Триумфальная арка. Ночь в Лиссабоне - стр. 89
Жоан не было. Равич сказал себе, что ничего другого и не ждал. Но в комнате было как-то совсем уж пусто. Он осмотрелся, надеясь обнаружить хоть какой-то след ее пребывания. Ничего не нашел.
Позвонил горничной. Та явилась тотчас.
– Я хотел бы позавтракать, – сказал он.
Она только взглянула на него, но ничего не сказала. А спрашивать он не стал.
– Кофе и круассаны, Эва.
– Хорошо, сударь.
Он взглянул на кровать. Если даже Жоан приходила, вряд ли можно предположить, что она ляжет в разворошенную, пустую постель. Даже странно: все, что как-то связано с телом – постель, белье, даже ванная, – будто помертвело, разом лишившись живого тепла. И как все умершее, внушало отвращение.

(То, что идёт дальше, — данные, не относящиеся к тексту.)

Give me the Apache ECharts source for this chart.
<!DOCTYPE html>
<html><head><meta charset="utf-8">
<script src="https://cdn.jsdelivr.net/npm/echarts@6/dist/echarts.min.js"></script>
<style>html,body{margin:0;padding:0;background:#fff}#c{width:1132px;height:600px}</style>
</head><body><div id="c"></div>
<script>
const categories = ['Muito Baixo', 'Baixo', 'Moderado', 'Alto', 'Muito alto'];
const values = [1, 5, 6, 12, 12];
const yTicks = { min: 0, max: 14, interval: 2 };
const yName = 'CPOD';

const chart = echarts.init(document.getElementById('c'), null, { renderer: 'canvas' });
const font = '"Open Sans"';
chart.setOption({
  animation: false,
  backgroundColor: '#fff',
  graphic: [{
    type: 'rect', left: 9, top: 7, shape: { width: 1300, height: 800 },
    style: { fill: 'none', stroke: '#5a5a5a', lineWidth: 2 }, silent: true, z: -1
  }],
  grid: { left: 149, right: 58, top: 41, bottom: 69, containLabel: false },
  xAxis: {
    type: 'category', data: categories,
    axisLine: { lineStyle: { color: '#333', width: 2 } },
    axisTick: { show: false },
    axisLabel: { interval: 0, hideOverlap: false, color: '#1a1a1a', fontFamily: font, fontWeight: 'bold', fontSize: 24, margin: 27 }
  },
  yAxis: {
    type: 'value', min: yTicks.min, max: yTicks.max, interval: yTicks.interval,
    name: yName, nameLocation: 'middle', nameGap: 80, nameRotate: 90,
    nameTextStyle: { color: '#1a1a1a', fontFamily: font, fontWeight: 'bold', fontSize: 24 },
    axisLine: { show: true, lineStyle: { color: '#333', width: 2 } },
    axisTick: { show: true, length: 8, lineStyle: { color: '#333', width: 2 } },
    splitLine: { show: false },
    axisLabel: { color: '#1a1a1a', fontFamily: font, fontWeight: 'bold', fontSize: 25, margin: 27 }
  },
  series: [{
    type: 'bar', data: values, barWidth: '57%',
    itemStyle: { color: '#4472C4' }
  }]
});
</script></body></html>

Он закурил. Она ведь могла решить, что его срочно вызвали к пациенту. Но тогда-то он точно мог записку оставить. Он вдруг понял, что повел себя как полный идиот. Хотел независимость свою выказать, а выказал лишь невнимание. Невнимание и глупость, словно восемнадцатилетний юнец, который что-то самому себе доказать хочет. И тем самым только еще больше свою зависимость обнаруживает.

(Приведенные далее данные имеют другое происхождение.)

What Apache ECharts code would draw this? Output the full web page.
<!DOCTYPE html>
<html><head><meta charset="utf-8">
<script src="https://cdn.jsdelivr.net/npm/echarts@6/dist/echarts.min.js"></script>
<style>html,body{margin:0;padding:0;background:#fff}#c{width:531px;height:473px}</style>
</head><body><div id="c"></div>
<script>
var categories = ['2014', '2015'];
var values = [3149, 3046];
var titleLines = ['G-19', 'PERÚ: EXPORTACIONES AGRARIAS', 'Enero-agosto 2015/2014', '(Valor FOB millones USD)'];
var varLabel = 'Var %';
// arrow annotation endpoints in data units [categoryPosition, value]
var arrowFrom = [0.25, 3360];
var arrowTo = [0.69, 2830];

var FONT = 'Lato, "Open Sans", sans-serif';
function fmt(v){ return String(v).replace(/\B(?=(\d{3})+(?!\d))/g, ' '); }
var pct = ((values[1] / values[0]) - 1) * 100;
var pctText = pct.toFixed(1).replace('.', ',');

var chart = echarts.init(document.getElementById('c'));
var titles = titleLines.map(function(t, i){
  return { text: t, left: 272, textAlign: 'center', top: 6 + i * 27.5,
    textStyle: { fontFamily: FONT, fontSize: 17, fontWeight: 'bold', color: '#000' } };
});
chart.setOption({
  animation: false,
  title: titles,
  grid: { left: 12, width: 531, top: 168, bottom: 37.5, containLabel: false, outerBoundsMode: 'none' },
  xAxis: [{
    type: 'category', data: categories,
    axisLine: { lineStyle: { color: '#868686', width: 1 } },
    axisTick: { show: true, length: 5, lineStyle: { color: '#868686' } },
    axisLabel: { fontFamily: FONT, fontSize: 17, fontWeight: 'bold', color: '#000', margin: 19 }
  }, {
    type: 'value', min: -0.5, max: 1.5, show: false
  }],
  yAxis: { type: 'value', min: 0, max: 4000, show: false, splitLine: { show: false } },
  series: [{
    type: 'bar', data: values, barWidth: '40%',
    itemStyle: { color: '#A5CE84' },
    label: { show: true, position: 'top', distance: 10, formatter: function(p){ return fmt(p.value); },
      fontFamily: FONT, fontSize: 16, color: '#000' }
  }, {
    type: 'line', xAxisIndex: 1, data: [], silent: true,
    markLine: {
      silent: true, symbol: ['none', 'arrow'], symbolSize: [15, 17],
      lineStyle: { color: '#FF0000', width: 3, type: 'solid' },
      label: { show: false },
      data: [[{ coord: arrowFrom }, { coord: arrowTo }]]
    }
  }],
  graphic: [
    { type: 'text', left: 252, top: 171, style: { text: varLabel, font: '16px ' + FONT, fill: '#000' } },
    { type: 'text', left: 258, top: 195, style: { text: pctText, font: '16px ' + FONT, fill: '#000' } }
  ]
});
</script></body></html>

Горничная принесла завтрак.
– Постель сменить? – спросила она.
– Сейчас-то зачем?
– Ну, если вы еще прилечь захотите. В свежей постели лучше спится.
Она смотрела на него без всякого подвоха.

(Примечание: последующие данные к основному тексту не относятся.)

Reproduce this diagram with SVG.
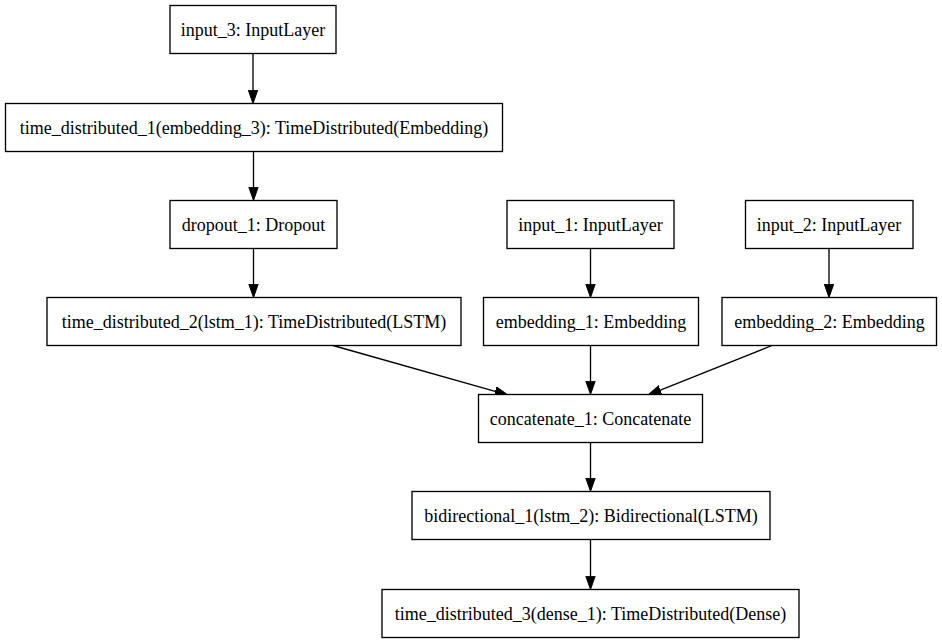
<svg xmlns="http://www.w3.org/2000/svg" width="942" height="644" viewBox="0 0 942 644">
<style>
.n rect{fill:#fff;stroke:#000;stroke-width:1.33}
.n text{font-family:"Liberation Serif","Times New Roman",serif;font-size:18px;fill:#000;text-anchor:middle}
.e path{fill:none;stroke:#000;stroke-width:1.33}
</style>
<defs>
<marker id="ah" markerUnits="userSpaceOnUse" markerWidth="15" markerHeight="11" viewBox="0 -5.5 15 11" refX="0" refY="0" orient="auto">
<path d="M0,-4.67 L13.3,0 L0,4.67 Z" fill="#000" stroke="#000" stroke-width="1"/>
</marker>
</defs>
<rect width="942" height="644" fill="#fff"/>
<g id="edges" class="e">
<path d="M253,53.5 V90.2" marker-end="url(#ah)"/>
<path d="M253.5,151.5 V187.2" marker-end="url(#ah)"/>
<path d="M253.5,248.5 V284.2" marker-end="url(#ah)"/>
<path d="M590.5,248.5 V284.2" marker-end="url(#ah)"/>
<path d="M829,248.5 V284.2" marker-end="url(#ah)"/>
<path d="M333,345.5 L495.2,391.4" marker-end="url(#ah)"/>
<path d="M590.5,345.5 V381.2" marker-end="url(#ah)"/>
<path d="M772,345.5 L660.4,390.1" marker-end="url(#ah)"/>
<path d="M590.5,442.5 V478.2" marker-end="url(#ah)"/>
<path d="M590.5,539.5 V576.2" marker-end="url(#ah)"/>
</g>
<g id="input_3" class="n"><rect x="170" y="5.5" width="166" height="48"/><text x="253" y="35.5">input_3: InputLayer</text></g>
<g id="time_distributed_1" class="n"><rect x="5.5" y="103.5" width="497" height="48"/><text x="254" y="133.5">time_distributed_1(embedding_3): TimeDistributed(Embedding)</text></g>
<g id="dropout_1" class="n"><rect x="170" y="200.5" width="167" height="48"/><text x="253.5" y="230.5">dropout_1: Dropout</text></g>
<g id="input_1" class="n"><rect x="507" y="200.5" width="167" height="48"/><text x="590.5" y="230.5">input_1: InputLayer</text></g>
<g id="input_2" class="n"><rect x="745.5" y="200.5" width="167.5" height="48"/><text x="829" y="230.5">input_2: InputLayer</text></g>
<g id="time_distributed_2" class="n"><rect x="47" y="297.5" width="414" height="48"/><text x="254" y="327.5">time_distributed_2(lstm_1): TimeDistributed(LSTM)</text></g>
<g id="embedding_1" class="n"><rect x="483.5" y="297.5" width="215" height="48"/><text x="591" y="327.5">embedding_1: Embedding</text></g>
<g id="embedding_2" class="n"><rect x="722" y="297.5" width="214.5" height="48"/><text x="829.5" y="327.5">embedding_2: Embedding</text></g>
<g id="concatenate_1" class="n"><rect x="478.5" y="394.5" width="224" height="48"/><text x="590.5" y="424.5">concatenate_1: Concatenate</text></g>
<g id="bidirectional_1" class="n"><rect x="412" y="491.5" width="358" height="48"/><text x="591" y="521.5">bidirectional_1(lstm_2): Bidirectional(LSTM)</text></g>
<g id="time_distributed_3" class="n"><rect x="382" y="589.5" width="417" height="48"/><text x="590.5" y="619.5">time_distributed_3(dense_1): TimeDistributed(Dense)</text></g>
</svg>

– Ко мне кто-нибудь приходил? – спросил он напрямик.
– Не знаю. Я только в семь заступила.
– Эва, а каково это вообще: каждое утро за незнакомыми людьми дюжину кроватей застилать?
– Да нормально, месье Равич. Ежели постояльцы другого чего не требуют. Только почти всегда кто-нибудь да полезет. А ведь в Париже такие дешевые бордели.
– Но утром-то в бордель не пойдешь, Эва. А как раз по утрам у многих постояльцев прилив сил.
– Да уж, особенно у старичков. – Она передернула плечами. – Если не согласишься, без чаевых остаешься, только и всего. Правда, некоторые тогда жаловаться начинают – то им, дескать, в комнате не подмели, то нагрубили. Это все со злости. Тут уж ничего не поделаешь. Жизнь – она и есть жизнь.
Равич достал купюру.
– Так давайте сегодня ее немножко облегчим, Эва. Купите себе шляпку. Или кофточку.
Глаза Эвы заметно оживились.
– Спасибо, господин Равич. Как удачно день начинается. Так вам попозже постель сменить?
– Да.
Она посмотрела на него.
– А дама у вас очень интересная, – заметила она. – Та, которая к вам теперь приходит.
– Еще слово, и я заберу деньги обратно. – Равич уже подталкивал Эву к двери. – Дряхлые сластолюбцы уже ждут вас. Не вздумайте их разочаровывать.
Он сел к столу и принялся за завтрак. Но аппетита не было. Он встал, продолжая есть стоя. Так вроде повкусней. Над крышами вывалилось багряное солнце. Гостиница просыпалась. Старик Гольдберг прямо под ним уже начал свой утренний концерт. Он кряхтел и кашлял, словно у него шесть легких. Эмигрант Визенхоф распахнул свое окошко и насвистывал парадный марш. Этажом выше зашумела вода. Застучали двери. И только у испанцев все было тихо. Равич потянулся. Вот и ночь прошла. Все подкупы темноты миновали. Он решил, что ближайшие дни поживет один.